What Remedies Are Available to Investors in Ipo Disputes?


Investors who purchase shares in an IPO and later discover material misstatements may seek rescission, which returns them to their pre-purchase position by requiring the company and underwriters to repurchase their shares at the offering price, or damages, which compensate them for the difference between what they paid and the current market value or the price at which they sold. Rescission is available under Section 12(b) of the Securities Act if the plaintiff did not know of the untruth or omission at the time of purchase, whereas damages under Section 10(b) require proof of scienter. The Securities Act also provides for reasonable attorneys' fees and costs for prevailing plaintiffs, which can incentivize investor claims and settlement discussions.

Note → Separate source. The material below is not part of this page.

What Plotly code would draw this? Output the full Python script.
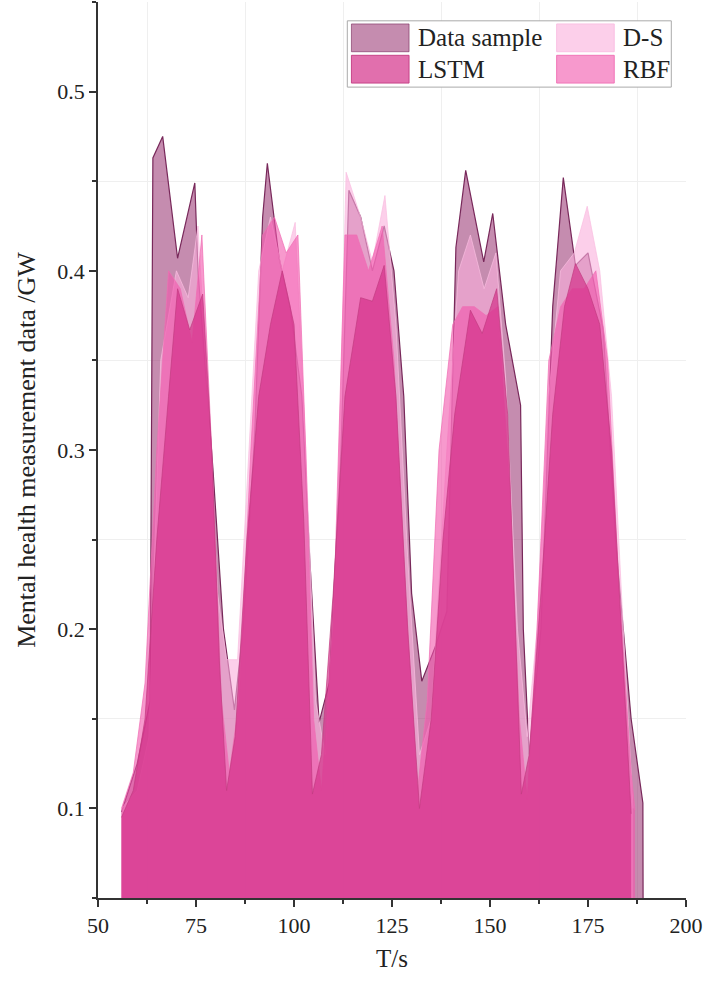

In practice, many IPO disputes are resolved through settlement rather than trial, with defendants and their insurers weighing the cost of litigation against the risk of a larger judgment or adverse precedent. Settlements typically include cash payments to the class, revised or supplemental disclosures, and corporate governance reforms such as enhanced disclosure controls or board oversight of financial reporting. For investors considering participation in a class action or individual claim related to an IPO, understanding the elements of liability, the statute of limitations, and the available remedies is essential to evaluating whether a claim is viable and what recovery might be achievable.



5. How Can Investors Evaluate Ipo Disclosure and Manage Investment Risk?


Investors evaluating an IPO should review the prospectus carefully, comparing the company's representations regarding financial performance, market conditions, and competitive advantages against independent research, analyst reports, and public filings by competitors to identify potential gaps or red flags in disclosure. Material risk factors disclosed in the prospectus, such as dependence on key customers, regulatory uncertainty, or technological disruption, should be weighed against the company's competitive strengths and management team experience to assess whether the offering price reflects appropriate risk compensation.